Adding to the gameplay and giving the game more replayability is the Multiplayer. The multiplayer is not necessary to be played to complete the single player campaign, but I will advise you to give it a try as it is fun. You play with up to three other people, there is only one mode which includes six six different stages all pulled from single player campaign where you fight against Cerberus, Reapers, and the Geth. The Multiplayer can affect the single player campaign in that as you advance through the waves and waves of enemies; depending on which stage you are playing on, you strengthen that region somewhat. Currently I have the Earth Systems Alliance Space up to 81% and I believe they all started at around 50%. Therefore, there is some interplay going on with it but not much if you do not feel the need to do that. Your character you choose can level up in the game just not as fast. There are tasks during some of the waves like taking out specific targets or uploading data that once completed give you credits that you can use in the Store to buy packs like the Recruit, Veteran, or Spectre Packs. Each is better than the one before it. The recruit Pack can only be bought with credits while the other two can be bought with money and/or credits. The Recruit Packs consist of basic weapons, mods, and unlockable characters, though the chances of unlocking something rare are low. The veteran Pack gives you more advance hardware and ammo mods and can unlock characters. Finally, the Spectre pack is the best of the best and gives you at least 1 rare item or better, and unlocks characters and other items like weapon mods and ammo mods and such. I will let you know that these are all random and on several different occasions you could acquire the same guns from these packs. You still have the same classes to choose from and the abilities that come with them. The Multiplayer is great fun with your friends or random players. There are different levels of difficulty as well - Bronze, Silver, and Gold - which if test your character(s) and you as the player. Bronze is the default level and Gold should only be tried by those who are at least level 45 or higher.

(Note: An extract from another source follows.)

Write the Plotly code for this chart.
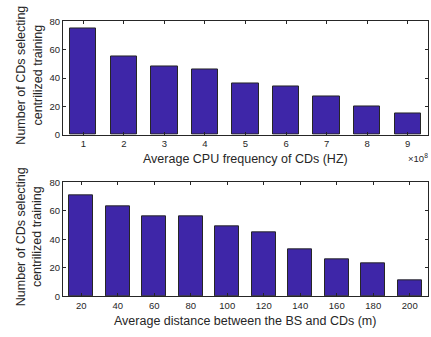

Does Mass Effect 3 live up to the hype that came with it the months, weeks, days and hours before it was released? Yes in short, because it completes one of the best trilogies in videogames today. It ties up loose ends and concludes the story nicely. It builds upon what the previous games had and provides an experience that fans of the franchise can get behind as well as new people to the franchise. By having Role-play, Story, and Action for the differing modes you can play the Single Player Campaign on, you give something for every type of player. The ability to customize your player to make them look how you want them, as well as their weapons and powers is a plus. Although the max level is 60 for a character in single player, which you cannot obtain on one playthrough, with the NEW Game+ option you can continue with a second play through with your character at the level he was when you beat the game. An increase of difficulty and you are on your way again. With the addition of multiplayer, which is necessary in any kind of game that has a shooting element to it this game, provides the player with many opportunities to keep playing well after the single player campaign has ended. Whether you are a fan of the franchise or someone new who heard about the game and all the hype, I am here to tell you it’s worthy of the hype and you should buy this game right away. I am proud and happy to have it in my collection.